▶ [EXERCISE OBJECTIVE]
Give back the exact lines spanning from the line with "Reproduce this chart with D3.js." to the line with "180, 190, 200];", with both of those lines included and no others.

▶ [MATERIAL FOR THIS TASK]

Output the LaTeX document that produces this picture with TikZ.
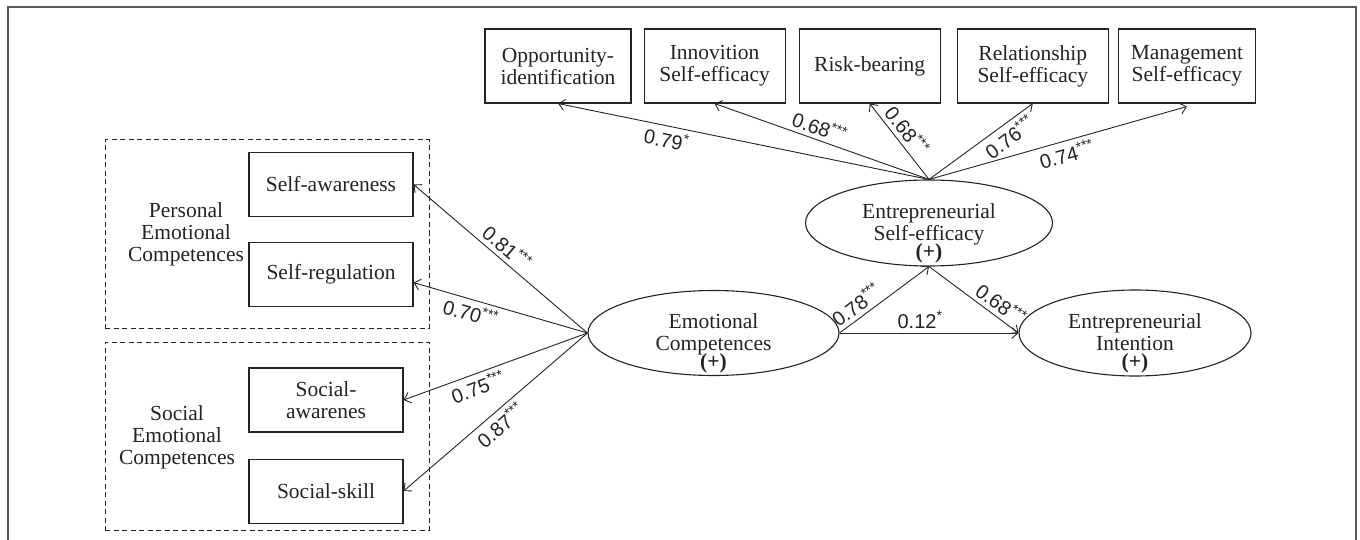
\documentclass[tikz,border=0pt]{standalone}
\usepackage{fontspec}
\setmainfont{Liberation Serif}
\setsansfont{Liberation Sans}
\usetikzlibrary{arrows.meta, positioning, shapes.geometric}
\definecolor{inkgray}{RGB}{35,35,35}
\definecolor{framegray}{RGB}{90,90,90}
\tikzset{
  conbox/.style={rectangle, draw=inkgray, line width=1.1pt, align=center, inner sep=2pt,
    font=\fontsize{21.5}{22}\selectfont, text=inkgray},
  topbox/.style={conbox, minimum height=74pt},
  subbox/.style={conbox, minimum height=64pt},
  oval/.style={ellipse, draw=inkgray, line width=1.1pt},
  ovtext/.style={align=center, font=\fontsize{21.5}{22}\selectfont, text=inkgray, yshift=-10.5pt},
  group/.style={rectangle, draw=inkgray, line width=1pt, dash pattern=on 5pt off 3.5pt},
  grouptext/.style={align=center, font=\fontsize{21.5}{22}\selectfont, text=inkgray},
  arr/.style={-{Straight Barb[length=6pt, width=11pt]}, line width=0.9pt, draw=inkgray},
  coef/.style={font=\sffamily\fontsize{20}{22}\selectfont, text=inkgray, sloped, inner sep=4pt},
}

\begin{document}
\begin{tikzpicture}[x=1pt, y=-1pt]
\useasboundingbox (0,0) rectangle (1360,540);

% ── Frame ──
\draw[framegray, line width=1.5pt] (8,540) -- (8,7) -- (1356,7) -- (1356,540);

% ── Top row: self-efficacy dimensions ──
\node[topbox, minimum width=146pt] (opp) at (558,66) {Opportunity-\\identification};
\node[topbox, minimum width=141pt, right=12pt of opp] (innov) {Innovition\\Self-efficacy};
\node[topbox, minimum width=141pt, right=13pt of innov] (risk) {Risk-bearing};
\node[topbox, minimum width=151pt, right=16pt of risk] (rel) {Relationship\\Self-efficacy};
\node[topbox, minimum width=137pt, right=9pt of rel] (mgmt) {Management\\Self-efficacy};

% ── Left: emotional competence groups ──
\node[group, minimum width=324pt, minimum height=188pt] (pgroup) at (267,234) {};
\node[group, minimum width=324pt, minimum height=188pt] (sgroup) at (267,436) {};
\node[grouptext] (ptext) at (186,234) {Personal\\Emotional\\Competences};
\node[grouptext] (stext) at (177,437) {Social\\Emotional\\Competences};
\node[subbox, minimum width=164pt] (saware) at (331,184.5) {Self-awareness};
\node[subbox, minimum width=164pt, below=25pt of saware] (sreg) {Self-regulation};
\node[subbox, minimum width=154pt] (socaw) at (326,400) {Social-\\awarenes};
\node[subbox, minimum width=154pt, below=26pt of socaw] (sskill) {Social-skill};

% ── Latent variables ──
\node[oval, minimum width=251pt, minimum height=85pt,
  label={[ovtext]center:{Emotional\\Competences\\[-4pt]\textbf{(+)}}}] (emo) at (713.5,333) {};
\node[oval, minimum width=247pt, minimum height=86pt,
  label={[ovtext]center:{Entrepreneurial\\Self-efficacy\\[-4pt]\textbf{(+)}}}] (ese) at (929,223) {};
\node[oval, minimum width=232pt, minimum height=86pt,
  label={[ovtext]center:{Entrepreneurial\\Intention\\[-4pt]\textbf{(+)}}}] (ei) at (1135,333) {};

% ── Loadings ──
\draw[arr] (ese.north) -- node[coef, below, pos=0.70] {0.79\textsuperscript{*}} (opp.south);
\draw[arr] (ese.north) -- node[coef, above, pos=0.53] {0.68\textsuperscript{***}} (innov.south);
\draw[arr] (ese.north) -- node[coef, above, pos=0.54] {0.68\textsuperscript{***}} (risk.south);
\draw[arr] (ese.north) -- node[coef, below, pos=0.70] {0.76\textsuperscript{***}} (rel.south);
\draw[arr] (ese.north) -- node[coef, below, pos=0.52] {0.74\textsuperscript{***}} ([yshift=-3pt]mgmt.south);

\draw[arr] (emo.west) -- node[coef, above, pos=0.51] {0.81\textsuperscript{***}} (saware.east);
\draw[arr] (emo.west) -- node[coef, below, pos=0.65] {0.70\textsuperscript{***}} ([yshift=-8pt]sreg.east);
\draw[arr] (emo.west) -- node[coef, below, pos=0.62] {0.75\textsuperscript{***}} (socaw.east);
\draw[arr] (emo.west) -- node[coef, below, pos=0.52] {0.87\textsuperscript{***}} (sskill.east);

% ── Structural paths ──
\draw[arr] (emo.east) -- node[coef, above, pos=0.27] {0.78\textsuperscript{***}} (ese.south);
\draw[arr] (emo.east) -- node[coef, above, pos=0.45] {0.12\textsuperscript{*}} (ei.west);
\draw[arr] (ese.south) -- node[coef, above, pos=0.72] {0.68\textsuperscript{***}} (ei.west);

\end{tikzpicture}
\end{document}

==

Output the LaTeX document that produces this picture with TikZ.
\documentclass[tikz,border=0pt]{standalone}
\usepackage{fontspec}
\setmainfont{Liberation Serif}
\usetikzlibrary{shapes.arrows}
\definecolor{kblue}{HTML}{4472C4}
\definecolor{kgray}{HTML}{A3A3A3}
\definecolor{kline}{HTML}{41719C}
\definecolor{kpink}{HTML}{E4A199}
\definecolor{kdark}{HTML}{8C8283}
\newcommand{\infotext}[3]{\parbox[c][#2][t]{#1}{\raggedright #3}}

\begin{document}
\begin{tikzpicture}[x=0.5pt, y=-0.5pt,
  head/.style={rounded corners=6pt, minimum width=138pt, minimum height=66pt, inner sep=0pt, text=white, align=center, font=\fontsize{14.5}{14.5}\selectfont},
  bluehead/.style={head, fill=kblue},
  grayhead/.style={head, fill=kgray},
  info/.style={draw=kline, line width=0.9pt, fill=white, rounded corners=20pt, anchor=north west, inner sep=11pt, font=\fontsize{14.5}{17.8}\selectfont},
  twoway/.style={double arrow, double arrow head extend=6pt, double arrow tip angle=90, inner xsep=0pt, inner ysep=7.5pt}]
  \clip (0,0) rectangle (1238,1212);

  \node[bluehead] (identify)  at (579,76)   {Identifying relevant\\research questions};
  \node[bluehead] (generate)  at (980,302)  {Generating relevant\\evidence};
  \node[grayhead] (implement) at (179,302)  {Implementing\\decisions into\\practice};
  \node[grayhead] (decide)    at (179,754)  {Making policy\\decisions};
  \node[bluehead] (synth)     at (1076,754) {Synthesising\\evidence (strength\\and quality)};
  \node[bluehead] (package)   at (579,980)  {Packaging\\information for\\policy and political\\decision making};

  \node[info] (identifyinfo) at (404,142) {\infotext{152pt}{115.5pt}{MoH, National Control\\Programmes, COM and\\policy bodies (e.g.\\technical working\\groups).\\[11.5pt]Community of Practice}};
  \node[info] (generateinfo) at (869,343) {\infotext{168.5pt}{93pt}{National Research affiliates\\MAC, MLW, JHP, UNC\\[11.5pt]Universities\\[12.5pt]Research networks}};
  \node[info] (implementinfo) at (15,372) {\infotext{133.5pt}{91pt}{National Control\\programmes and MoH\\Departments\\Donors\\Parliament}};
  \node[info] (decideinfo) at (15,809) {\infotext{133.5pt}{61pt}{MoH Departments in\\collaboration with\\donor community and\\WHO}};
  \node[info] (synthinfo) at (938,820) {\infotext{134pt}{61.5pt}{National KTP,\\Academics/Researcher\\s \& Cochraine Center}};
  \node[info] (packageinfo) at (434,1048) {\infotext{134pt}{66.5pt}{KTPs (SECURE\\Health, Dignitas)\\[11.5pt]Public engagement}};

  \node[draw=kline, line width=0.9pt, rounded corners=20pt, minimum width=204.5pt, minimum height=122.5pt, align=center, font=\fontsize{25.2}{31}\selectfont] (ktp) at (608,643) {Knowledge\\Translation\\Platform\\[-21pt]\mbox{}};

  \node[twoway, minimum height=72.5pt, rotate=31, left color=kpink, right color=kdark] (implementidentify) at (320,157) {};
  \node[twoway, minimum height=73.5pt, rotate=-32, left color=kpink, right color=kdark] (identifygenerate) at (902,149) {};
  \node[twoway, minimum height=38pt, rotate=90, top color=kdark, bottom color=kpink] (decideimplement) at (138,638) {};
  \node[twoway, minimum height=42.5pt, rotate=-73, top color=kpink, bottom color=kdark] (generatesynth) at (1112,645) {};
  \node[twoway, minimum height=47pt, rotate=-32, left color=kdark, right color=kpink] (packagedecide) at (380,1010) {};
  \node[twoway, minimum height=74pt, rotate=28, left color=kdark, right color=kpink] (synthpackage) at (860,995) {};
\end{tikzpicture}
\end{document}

--

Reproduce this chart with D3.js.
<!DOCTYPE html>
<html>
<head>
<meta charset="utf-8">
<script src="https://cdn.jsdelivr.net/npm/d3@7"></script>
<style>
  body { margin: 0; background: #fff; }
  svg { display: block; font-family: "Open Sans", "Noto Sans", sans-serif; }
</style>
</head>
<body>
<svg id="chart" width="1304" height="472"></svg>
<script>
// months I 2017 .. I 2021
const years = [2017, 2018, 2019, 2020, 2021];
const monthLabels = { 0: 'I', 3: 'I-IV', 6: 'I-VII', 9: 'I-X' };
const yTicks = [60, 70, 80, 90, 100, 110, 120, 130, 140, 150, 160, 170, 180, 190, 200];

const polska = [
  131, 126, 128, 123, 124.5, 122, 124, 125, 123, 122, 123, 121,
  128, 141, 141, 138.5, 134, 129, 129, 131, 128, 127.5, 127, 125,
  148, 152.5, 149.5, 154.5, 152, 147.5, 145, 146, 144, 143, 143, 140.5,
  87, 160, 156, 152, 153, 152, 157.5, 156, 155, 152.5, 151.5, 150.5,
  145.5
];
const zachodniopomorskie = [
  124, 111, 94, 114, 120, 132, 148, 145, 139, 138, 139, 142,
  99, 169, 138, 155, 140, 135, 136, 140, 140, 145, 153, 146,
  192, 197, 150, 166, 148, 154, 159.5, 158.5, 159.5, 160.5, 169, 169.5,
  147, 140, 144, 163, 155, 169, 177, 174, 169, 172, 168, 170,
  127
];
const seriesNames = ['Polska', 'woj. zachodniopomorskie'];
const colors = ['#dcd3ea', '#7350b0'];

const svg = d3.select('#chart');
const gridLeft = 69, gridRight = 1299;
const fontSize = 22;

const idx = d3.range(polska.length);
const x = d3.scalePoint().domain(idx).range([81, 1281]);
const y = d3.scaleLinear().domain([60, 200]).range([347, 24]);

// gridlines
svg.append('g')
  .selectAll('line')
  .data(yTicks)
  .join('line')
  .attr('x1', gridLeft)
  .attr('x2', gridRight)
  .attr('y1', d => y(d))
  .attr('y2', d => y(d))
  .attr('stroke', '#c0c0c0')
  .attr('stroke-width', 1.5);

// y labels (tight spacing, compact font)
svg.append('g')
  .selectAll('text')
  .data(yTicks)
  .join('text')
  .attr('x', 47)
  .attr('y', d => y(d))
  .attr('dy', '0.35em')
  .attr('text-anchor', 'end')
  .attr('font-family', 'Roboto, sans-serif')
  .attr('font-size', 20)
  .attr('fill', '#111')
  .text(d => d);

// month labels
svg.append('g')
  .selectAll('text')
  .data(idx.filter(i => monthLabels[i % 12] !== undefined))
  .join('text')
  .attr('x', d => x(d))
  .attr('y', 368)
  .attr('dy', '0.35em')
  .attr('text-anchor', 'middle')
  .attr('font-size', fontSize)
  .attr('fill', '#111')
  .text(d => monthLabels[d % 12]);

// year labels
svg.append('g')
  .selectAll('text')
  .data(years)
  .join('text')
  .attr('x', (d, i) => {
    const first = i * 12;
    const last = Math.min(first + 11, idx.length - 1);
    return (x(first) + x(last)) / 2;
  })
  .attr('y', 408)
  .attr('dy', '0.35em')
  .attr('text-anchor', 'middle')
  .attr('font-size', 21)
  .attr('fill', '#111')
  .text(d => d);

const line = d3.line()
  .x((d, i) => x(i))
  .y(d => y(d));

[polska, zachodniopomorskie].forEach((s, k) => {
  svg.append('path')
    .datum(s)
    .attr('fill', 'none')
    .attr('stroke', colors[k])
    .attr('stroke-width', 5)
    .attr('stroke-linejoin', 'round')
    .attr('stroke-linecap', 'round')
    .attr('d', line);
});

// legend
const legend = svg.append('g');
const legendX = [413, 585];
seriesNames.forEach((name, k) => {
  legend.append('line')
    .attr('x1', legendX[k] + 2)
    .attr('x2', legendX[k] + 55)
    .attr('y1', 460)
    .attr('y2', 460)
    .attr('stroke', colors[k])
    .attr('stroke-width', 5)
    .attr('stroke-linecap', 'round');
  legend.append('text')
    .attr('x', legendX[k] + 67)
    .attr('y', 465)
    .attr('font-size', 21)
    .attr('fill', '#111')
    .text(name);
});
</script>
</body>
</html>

▶ [WRITTEN RESPONSE]
Reproduce this chart with D3.js.
<!DOCTYPE html>
<html>
<head>
<meta charset="utf-8">
<script src="https://cdn.jsdelivr.net/npm/d3@7"></script>
<style>
  body { margin: 0; background: #fff; }
  svg { display: block; font-family: "Open Sans", "Noto Sans", sans-serif; }
</style>
</head>
<body>
<svg id="chart" width="1304" height="472"></svg>
<script>
// months I 2017 .. I 2021
const years = [2017, 2018, 2019, 2020, 2021];
const monthLabels = { 0: 'I', 3: 'I-IV', 6: 'I-VII', 9: 'I-X' };
const yTicks = [60, 70, 80, 90, 100, 110, 120, 130, 140, 150, 160, 170, 180, 190, 200];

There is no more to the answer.